Of the many facets of names on the Internet awaiting closer scrutiny, the
phenomenon of usernames is perhaps the most fundamental. This thesis investigates
the role they play in online life, the most suitable methods to approach them, and
how they compare with the names used offline and where their place is in onomastics
in general.
With people’s names inevitably connected with one or another aspect of identity, this
work focuses on the relationship between usernames and online identities. The data
has been gathered from a forum on the Russian-speaking sector of the Internet
(RuNet) and comprises all registered usernames (676 at the time of collection) as
well as an extensive and methodically selected sample of users’ conversations. As a
general analytical framework, it utilises Garfinkel’s (1967) ethnomethodology,
which conceptualises identity as a result of the ongoing interaction that people
negotiate and achieve in everyday life rather than a set of inherent inner qualities.
More specifically, the following methodological tools devised by Sacks (e.g. 1995,
1984a, 1984b) have been used to perform the analysis: Membership Categorisation
Analysis (MCA) to categorise the usernames of the forum participants, and
Conversation Analysis (CA), to observe how usernames contribute to the
construction of individual identities. Finally, the concept of Stance, as presented by
Du Bois (2007), has been used as a lens to identify relevant evidence in the
conversation samples.
The analysis has demonstrated the need for a systematic categorisation of usernames.
The way in which they associate sets of attributes, facilitates the allocation of named
entities as members of certain categories of persons. Both linguistic and typographic
elements of usernames contribute to how they are perceived and what impression
they create. It is also argued that usernames have an important role to play in the
active and ongoing construction of individual identities.
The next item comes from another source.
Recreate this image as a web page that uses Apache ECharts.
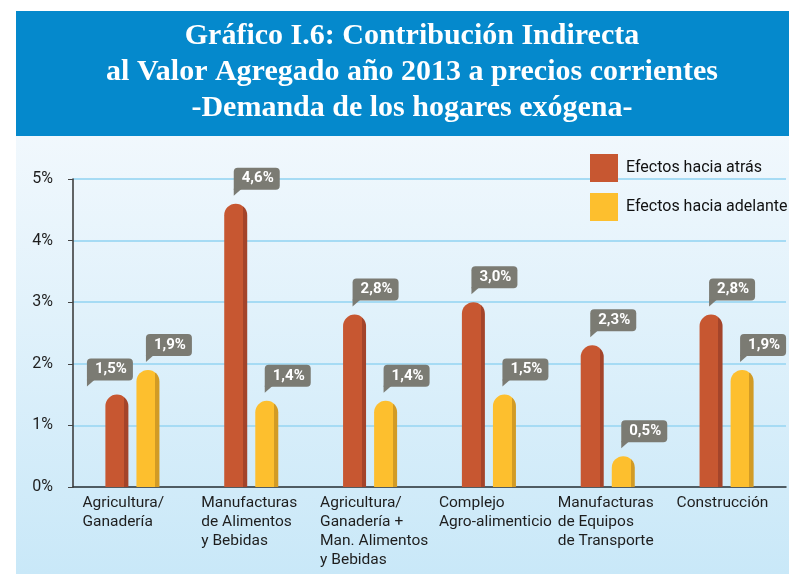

The study concludes that CMC participants operate their usernames as meaningful
linguistic devices to construct and co-construct each other’s identities. CA and MCD
are confirmed to be relevant methods to analyse onomastic data. This study has
generated a reliable body of evidence for the assertion that usernames are far from
meaningless, and demonstrates, moreover, how their meanings are established. In so
doing, it constitutes an important contribution to onomastic theory with the potential
to shed new light on personal naming in general.